[Entries with chart source code]

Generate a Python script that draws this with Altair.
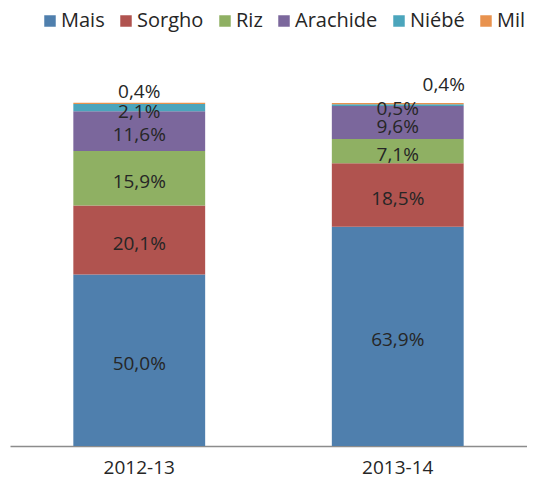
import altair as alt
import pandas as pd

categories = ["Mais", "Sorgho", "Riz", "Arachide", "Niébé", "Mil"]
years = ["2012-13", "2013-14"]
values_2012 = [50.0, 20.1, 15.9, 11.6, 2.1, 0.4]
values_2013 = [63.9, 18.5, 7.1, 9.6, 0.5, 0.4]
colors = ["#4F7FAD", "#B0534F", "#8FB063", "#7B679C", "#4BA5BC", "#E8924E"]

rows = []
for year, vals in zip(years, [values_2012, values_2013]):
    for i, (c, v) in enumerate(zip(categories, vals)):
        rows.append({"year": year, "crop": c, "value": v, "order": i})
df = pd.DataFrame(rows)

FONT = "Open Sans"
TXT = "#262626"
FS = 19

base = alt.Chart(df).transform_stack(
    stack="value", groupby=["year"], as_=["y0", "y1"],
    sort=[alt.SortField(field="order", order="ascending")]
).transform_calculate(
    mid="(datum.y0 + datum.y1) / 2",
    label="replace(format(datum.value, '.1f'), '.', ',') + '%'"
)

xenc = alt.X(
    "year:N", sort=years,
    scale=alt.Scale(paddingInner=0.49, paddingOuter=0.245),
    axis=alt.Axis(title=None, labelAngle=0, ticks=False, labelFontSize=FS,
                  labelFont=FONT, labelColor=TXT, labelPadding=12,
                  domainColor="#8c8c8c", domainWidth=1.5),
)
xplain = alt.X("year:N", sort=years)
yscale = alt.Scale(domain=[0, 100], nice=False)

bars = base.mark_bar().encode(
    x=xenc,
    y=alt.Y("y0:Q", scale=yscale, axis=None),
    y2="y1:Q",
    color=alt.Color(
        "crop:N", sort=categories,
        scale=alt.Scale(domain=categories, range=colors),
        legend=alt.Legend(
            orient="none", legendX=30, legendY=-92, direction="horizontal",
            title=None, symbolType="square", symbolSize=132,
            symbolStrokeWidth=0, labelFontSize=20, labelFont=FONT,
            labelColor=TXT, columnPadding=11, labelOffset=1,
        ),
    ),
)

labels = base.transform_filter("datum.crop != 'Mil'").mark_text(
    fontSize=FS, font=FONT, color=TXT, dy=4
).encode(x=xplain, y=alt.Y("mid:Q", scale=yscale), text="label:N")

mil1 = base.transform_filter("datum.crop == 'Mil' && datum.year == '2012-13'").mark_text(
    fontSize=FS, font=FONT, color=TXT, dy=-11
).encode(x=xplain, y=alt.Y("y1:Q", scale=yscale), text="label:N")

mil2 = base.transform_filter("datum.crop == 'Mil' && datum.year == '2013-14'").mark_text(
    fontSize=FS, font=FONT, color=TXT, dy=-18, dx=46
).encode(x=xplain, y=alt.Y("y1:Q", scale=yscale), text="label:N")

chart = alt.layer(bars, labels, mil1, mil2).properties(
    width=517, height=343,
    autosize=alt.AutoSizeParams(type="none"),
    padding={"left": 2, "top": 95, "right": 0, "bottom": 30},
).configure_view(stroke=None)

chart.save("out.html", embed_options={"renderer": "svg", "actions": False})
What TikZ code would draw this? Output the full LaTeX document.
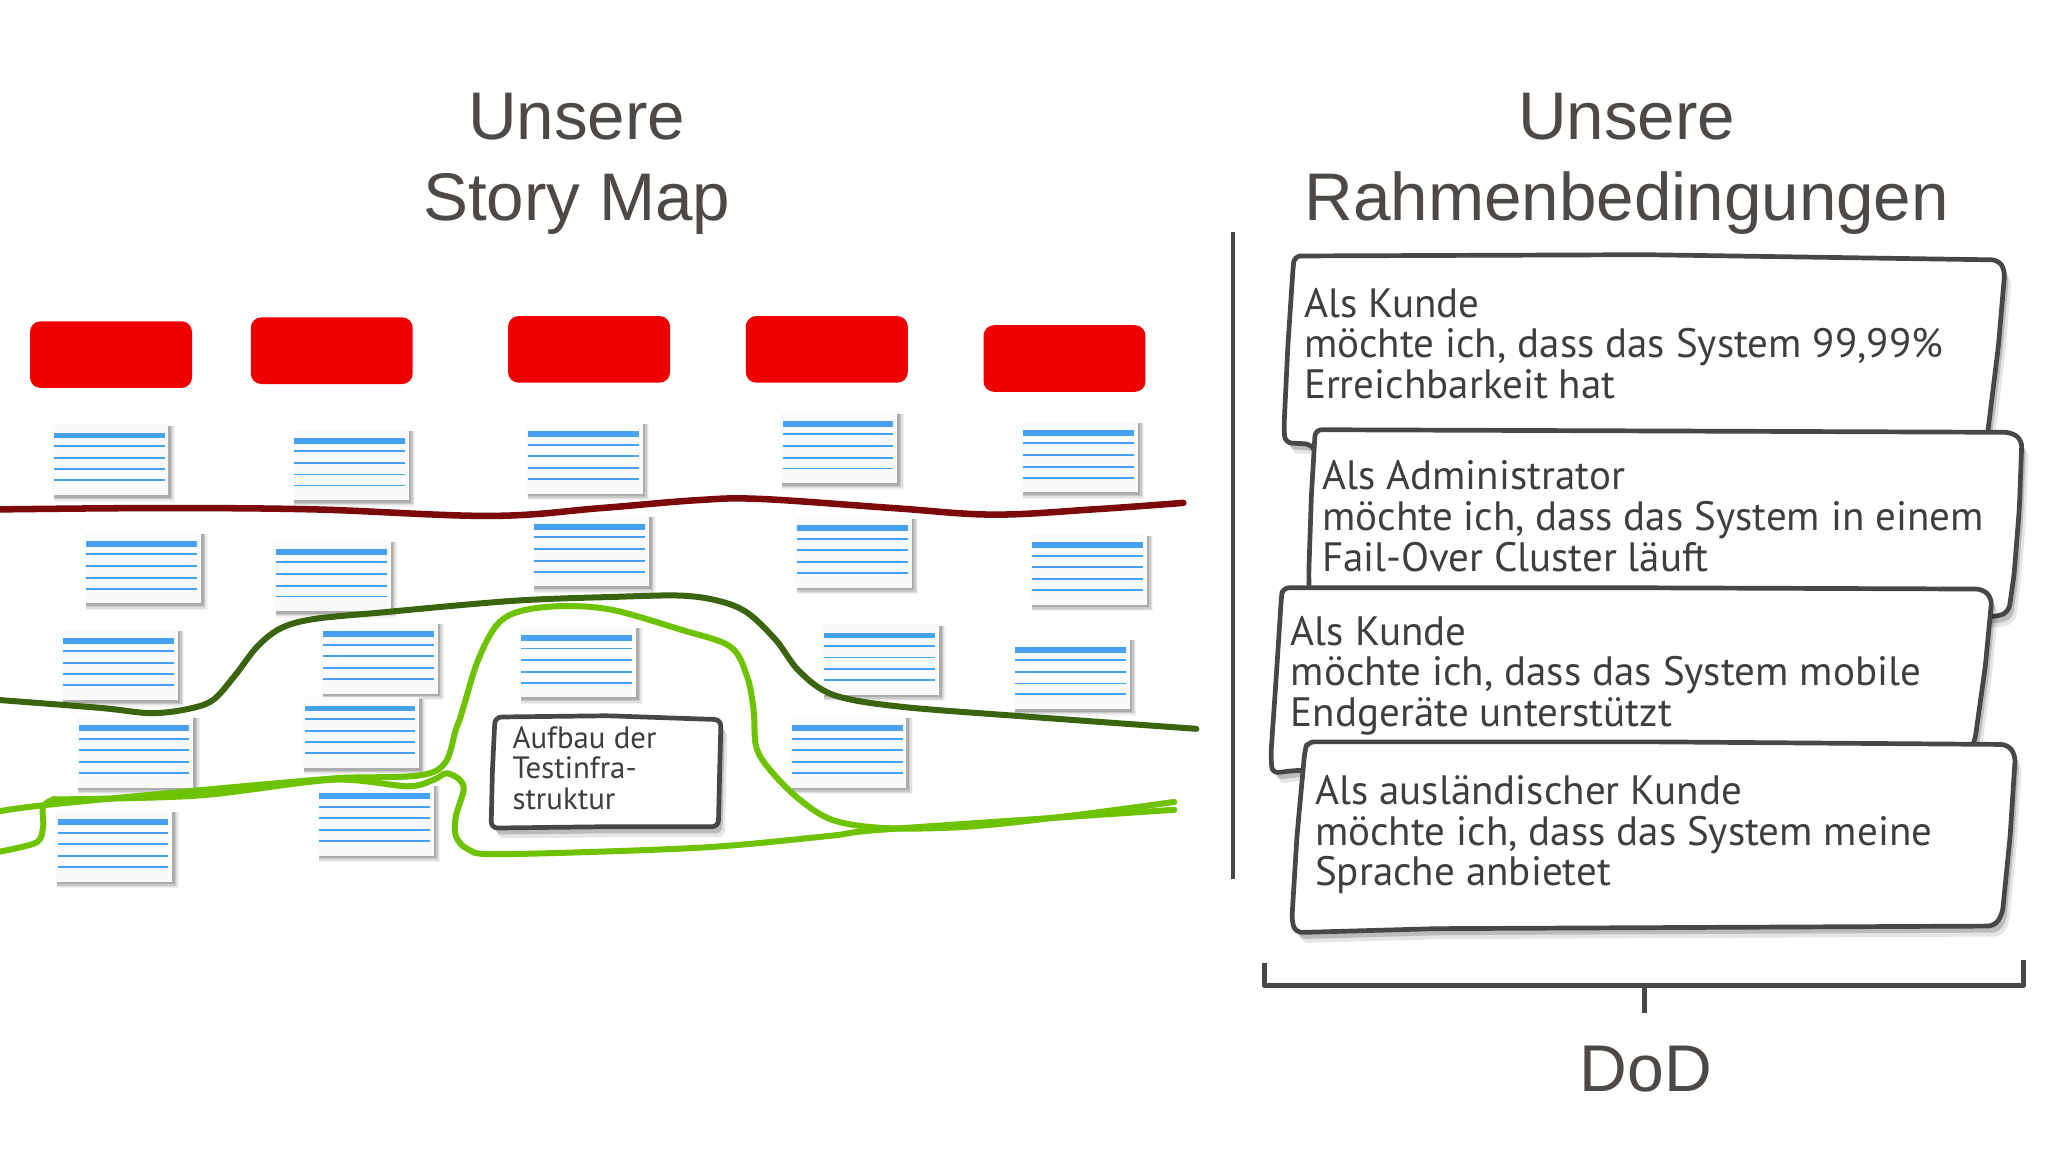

• **What the task asks**: Please write out all of the material above without changing a word, and omit any pictures.

• **Task solution**:
Generate a Python script that draws this with Altair.
import altair as alt
import pandas as pd

categories = ["Mais", "Sorgho", "Riz", "Arachide", "Niébé", "Mil"]
years = ["2012-13", "2013-14"]
values_2012 = [50.0, 20.1, 15.9, 11.6, 2.1, 0.4]
values_2013 = [63.9, 18.5, 7.1, 9.6, 0.5, 0.4]
colors = ["#4F7FAD", "#B0534F", "#8FB063", "#7B679C", "#4BA5BC", "#E8924E"]

rows = []
for year, vals in zip(years, [values_2012, values_2013]):
    for i, (c, v) in enumerate(zip(categories, vals)):
        rows.append({"year": year, "crop": c, "value": v, "order": i})
df = pd.DataFrame(rows)

FONT = "Open Sans"
TXT = "#262626"
FS = 19

base = alt.Chart(df).transform_stack(
    stack="value", groupby=["year"], as_=["y0", "y1"],
    sort=[alt.SortField(field="order", order="ascending")]
).transform_calculate(
    mid="(datum.y0 + datum.y1) / 2",
    label="replace(format(datum.value, '.1f'), '.', ',') + '%'"
)

xenc = alt.X(
    "year:N", sort=years,
    scale=alt.Scale(paddingInner=0.49, paddingOuter=0.245),
    axis=alt.Axis(title=None, labelAngle=0, ticks=False, labelFontSize=FS,
                  labelFont=FONT, labelColor=TXT, labelPadding=12,
                  domainColor="#8c8c8c", domainWidth=1.5),
)
xplain = alt.X("year:N", sort=years)
yscale = alt.Scale(domain=[0, 100], nice=False)

bars = base.mark_bar().encode(
    x=xenc,
    y=alt.Y("y0:Q", scale=yscale, axis=None),
    y2="y1:Q",
    color=alt.Color(
        "crop:N", sort=categories,
        scale=alt.Scale(domain=categories, range=colors),
        legend=alt.Legend(
            orient="none", legendX=30, legendY=-92, direction="horizontal",
            title=None, symbolType="square", symbolSize=132,
            symbolStrokeWidth=0, labelFontSize=20, labelFont=FONT,
            labelColor=TXT, columnPadding=11, labelOffset=1,
        ),
    ),
)

labels = base.transform_filter("datum.crop != 'Mil'").mark_text(
    fontSize=FS, font=FONT, color=TXT, dy=4
).encode(x=xplain, y=alt.Y("mid:Q", scale=yscale), text="label:N")

mil1 = base.transform_filter("datum.crop == 'Mil' && datum.year == '2012-13'").mark_text(
    fontSize=FS, font=FONT, color=TXT, dy=-11
).encode(x=xplain, y=alt.Y("y1:Q", scale=yscale), text="label:N")

mil2 = base.transform_filter("datum.crop == 'Mil' && datum.year == '2013-14'").mark_text(
    fontSize=FS, font=FONT, color=TXT, dy=-18, dx=46
).encode(x=xplain, y=alt.Y("y1:Q", scale=yscale), text="label:N")

chart = alt.layer(bars, labels, mil1, mil2).properties(
    width=517, height=343,
    autosize=alt.AutoSizeParams(type="none"),
    padding={"left": 2, "top": 95, "right": 0, "bottom": 30},
).configure_view(stroke=None)

chart.save("out.html", embed_options={"renderer": "svg", "actions": False})
What TikZ code would draw this? Output the full LaTeX document.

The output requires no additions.